A savings account is a fundamental financial tool used by individuals and businesses to safely store money and earn a modest return in the form of interest. It is one of the most basic and accessible forms of financial accounts available, offering a secure place to keep funds while providing a small incentive for saving. This article provides a comprehensive overview of savings accounts, covering their features, benefits, types, how they compare to other accounts, tax implications, and best practices for maximizing their potential.

What is a Savings Account?

At its core, a savings account is a deposit account held at a bank or credit union. When you deposit money into a savings account, the financial institution agrees to hold that money for you and pay you interest over time. This interest is a percentage of the principal amount (the initial deposit) and represents the financial institution’s compensation for using your funds. The interest rate can be fixed (remaining constant over a period) or variable (fluctuating with market conditions).

Savings accounts are generally considered low-risk investments because they are typically insured by government agencies, such as the Federal Deposit Insurance Corporation (FDIC) in the United States and similar schemes in other countries. This insurance protects your deposits up to a certain limit (currently $250,000 per depositor, per insured bank in the US) in the event the financial institution fails.

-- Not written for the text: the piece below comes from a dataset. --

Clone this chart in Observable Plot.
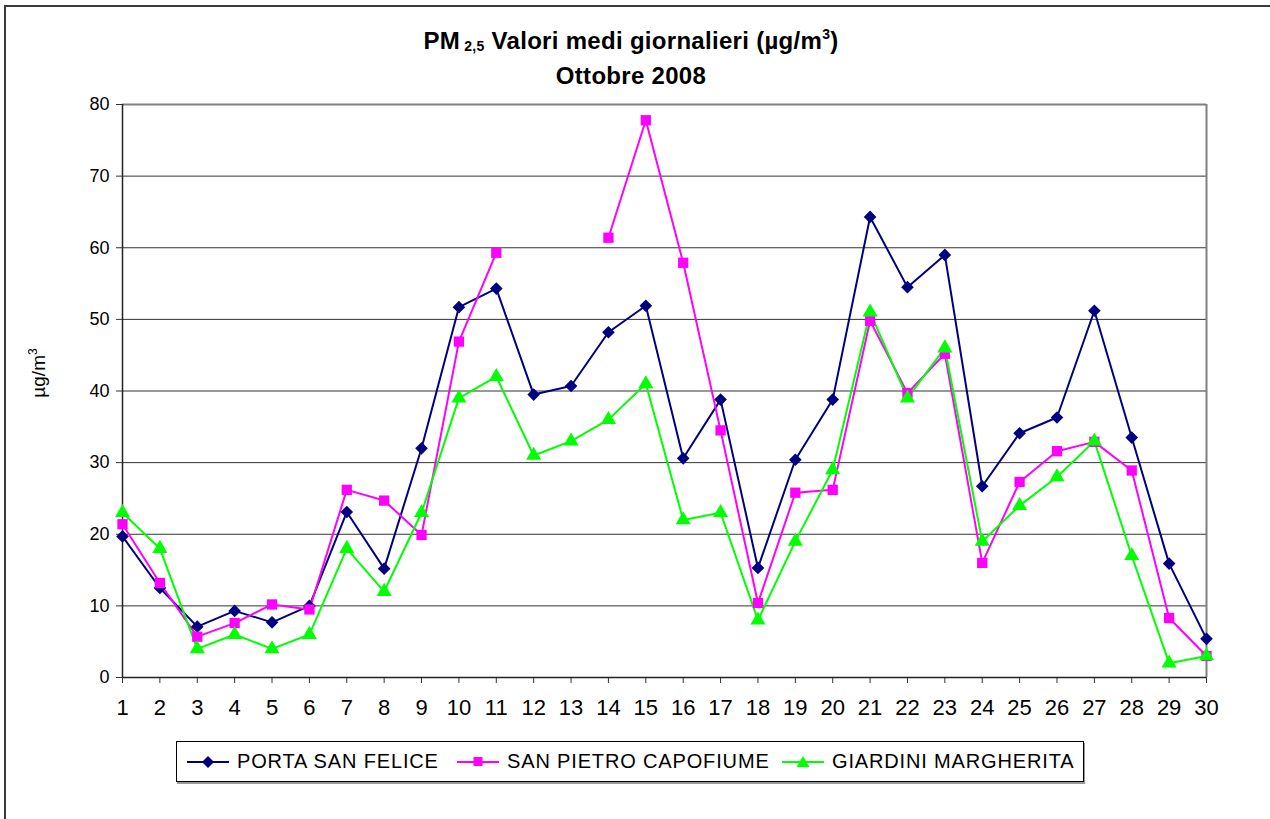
<!DOCTYPE html>
<html>
<head>
<meta charset="utf-8">
<script src="https://cdn.jsdelivr.net/npm/d3@7"></script>
<script src="https://cdn.jsdelivr.net/npm/@observablehq/plot@0.6"></script>
<style>
  html, body { margin:0; padding:0; background:#fff; width:1270px; height:819px; overflow:hidden; font-family:"Liberation Sans", Arial, sans-serif; }
  #frame { position:absolute; left:4px; top:5px; width:1400px; height:1000px; border-left:2px solid #3a3a3a; border-top:2px solid #3a3a3a; }
  #title { position:absolute; left:0; top:26px; width:1262px; text-align:center; font-weight:bold; font-size:24px; letter-spacing:0.3px; line-height:30px; color:#000; }
  #title sub { font-size:14px; vertical-align:-2px; }
  #title sup { font-size:14px; vertical-align:10px; line-height:0; }
  #chart { position:absolute; left:0; top:95px; }
  #ylabel { position:absolute; left:39px; top:373px; transform:translate(-50%,-50%) rotate(-90deg); font-size:19px; white-space:nowrap; }
  #ylabel sup { font-size:12px; vertical-align:8px; line-height:0; }
  #legend { position:absolute; left:176px; top:741px; width:906px; height:39px; border:1px solid #000; box-shadow:1px 2px 0 #9a9a9a; font-size:20px; letter-spacing:0.85px; }
  .item { position:absolute; top:0; height:39px; display:flex; align-items:center; white-space:nowrap; }
  .item svg { margin-right:8px; }
</style>
</head>
<body>
<div id="frame"></div>
<div id="title">PM<sub> 2,5</sub> Valori medi giornalieri (µg/m<sup>3</sup>)<br>Ottobre 2008</div>
<div id="chart"></div>
<div id="ylabel">µg/m<sup>3</sup></div>
<div id="legend"></div>
<script>
const days = [1,2,3,4,5,6,7,8,9,10,11,12,13,14,15,16,17,18,19,20,21,22,23,24,25,26,27,28,29,30];
const yTicks = [0,10,20,30,40,50,60,70,80];
const seriesNames = ["PORTA SAN FELICE","SAN PIETRO CAPOFIUME","GIARDINI MARGHERITA"];
const seriesColors = ["#000080","#FF00FF","#00FF00"];
const seriesSymbols = ["diamond2","square","triangle"];
const portaSanFelice = [19.7,12.5,7.1,9.3,7.7,10.0,23.1,15.2,32.0,51.7,54.3,39.5,40.7,48.2,51.9,30.6,38.8,15.3,30.4,38.8,64.3,54.5,59.0,26.7,34.1,36.3,51.2,33.5,15.9,5.4];
const sanPietroCapofiume = [21.4,13.2,5.7,7.6,10.2,9.5,26.2,24.7,19.9,46.9,59.3,null,null,61.4,77.8,57.9,34.5,10.4,25.8,26.2,49.8,39.7,45.2,16.0,27.3,31.6,32.9,28.9,8.3,3.0];
const giardiniMargherita = [23,18,4,6,4,6,18,12,23,39,42,31,33,36,41,22,23,8,19,29,51,39,46,19,24,28,33,17,2,3];
const seriesValues = [portaSanFelice, sanPietroCapofiume, giardiniMargherita];

const rows = [];
seriesNames.forEach((name, si) => {
  days.forEach((d, i) => {
    const v = seriesValues[si][i];
    rows.push({day: d, value: v == null ? NaN : v, series: name});
  });
});

const dotSizes = {"PORTA SAN FELICE": 5.7, "SAN PIETRO CAPOFIUME": 5.8, "GIARDINI MARGHERITA": 5.6};

const marks = [
  Plot.ruleY(yTicks.filter(t => t > 0 && t < 80), {stroke:"#333", strokeWidth:1}),
  Plot.ruleY([80], {stroke:"#808080", strokeWidth:2}),
  Plot.ruleX([30], {stroke:"#808080", strokeWidth:2}),
  Plot.axisX({ticks: days, tickSize:6, tickPadding:16, fontSize:22, label:null, tickFormat: d => String(d), stroke:"#333"}),
  Plot.axisY({ticks: yTicks, tickSize:6, tickPadding:7, fontSize:18, label:null, stroke:"#333"}),
  Plot.ruleX([1], {stroke:"#222", strokeWidth:1.5}),
  Plot.ruleY([0], {stroke:"#222", strokeWidth:1.5}),
  Plot.line(rows, {x:"day", y:"value", z:"series", stroke:"series", strokeWidth:2})
];
seriesNames.forEach(name => {
  marks.push(Plot.dot(rows.filter(r => r.series === name && isFinite(r.value)), {x:"day", y:"value", fill:"series", symbol:"series", r: dotSizes[name], stroke:"none"}));
});

const chart = Plot.plot({
  width:1270, height:622,
  marginLeft:122, marginRight:64, marginTop:9, marginBottom:40,
  style:{fontFamily:"'Liberation Sans', Arial, sans-serif", background:"transparent", color:"#000", overflow:"visible"},
  x:{domain:[1,30]},
  y:{domain:[0,80]},
  color:{domain:seriesNames, range:seriesColors},
  symbol:{domain:seriesNames, range:seriesSymbols},
  marks
});
document.getElementById("chart").appendChild(chart);

// legend
const legend = document.getElementById("legend");
const shapePaths = {
  "diamond2": "M21,1 L27,7 L21,13 L15,7 Z",
  "square": "M16.5,2 H25.5 V11 H16.5 Z",
  "triangle": "M21,1 L27.5,12 L14.5,12 Z"
};
const legendLeft = [10, 280, 605];
seriesNames.forEach((name, i) => {
  const item = document.createElement("div");
  item.className = "item";
  item.style.left = legendLeft[i] + "px";
  item.innerHTML = `<svg width="42" height="14"><line x1="0" y1="7" x2="42" y2="7" stroke="${seriesColors[i]}" stroke-width="2"/><path d="${shapePaths[seriesSymbols[i]]}" fill="${seriesColors[i]}"/></svg><span>${name}</span>`;
  legend.appendChild(item);
});
</script>
</body>
</html>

Key Features of a Savings Account

  • Interest Earning: The primary feature of a savings account is the ability to earn interest on your deposits. Interest rates vary widely between institutions and account types. Understanding compound interest is crucial - interest earned is added to the principal, and future interest is calculated on the new, higher balance, leading to exponential growth over time.
  • Liquidity: Savings accounts are highly liquid, meaning you can easily access your funds when needed. While some accounts may have limitations on the number of withdrawals allowed per month (see 'Limitations' below), accessing your money is generally straightforward through ATMs, online transfers, or in-person withdrawals.
  • Security: As mentioned, savings accounts at insured institutions are protected by deposit insurance, providing a high level of security for your funds.
  • Accessibility: Opening a savings account is generally easy, often requiring only a small initial deposit and minimal documentation.
  • FDIC/Deposit Insurance: This crucial feature protects your funds up to the insured limit, providing peace of mind. Research the deposit insurance scheme applicable in your country.

Types of Savings Accounts

Several types of savings accounts cater to different needs and financial goals:

  • Standard Savings Account: This is the most basic type of savings account, offering a relatively low interest rate and typically no minimum balance requirements (though some may exist).
  • High-Yield Savings Account (HYSA): HYSAs offer significantly higher interest rates than standard savings accounts. They are often offered by online banks, which have lower overhead costs and can pass those savings on to customers. Consider comparing APY (Annual Percentage Yield) when evaluating HYSAs, as this reflects the total amount of interest earned in a year, taking into account compounding.
  • Money Market Account (MMA): MMAs typically offer higher interest rates than standard savings accounts, but often require a higher minimum balance. They may also come with limited check-writing privileges. MMAs often have tiered interest rates, meaning the rate increases as your balance grows. Understanding yield curves can help predict MMA rate movements.
  • Certificate of Deposit (CD): CDs require you to deposit a fixed amount of money for a specific period (term), ranging from a few months to several years. In return, you receive a fixed interest rate, which is generally higher than that of savings accounts. However, withdrawing money before the CD matures usually results in a penalty. Learn about time value of money to assess CD profitability.
  • Kids Savings Account: Specifically designed for children, these accounts often have low or no fees and are a great way to teach young people about saving.
  • Holiday/Club Savings Account: These accounts are designed for saving towards a specific goal, such as a holiday or a down payment. They often have a fixed term and automatically distribute the funds on a predetermined date.
  • Cash Management Account (CMA): Offered by brokerage firms, CMAs combine features of checking and savings accounts, often offering higher interest rates and additional investment options.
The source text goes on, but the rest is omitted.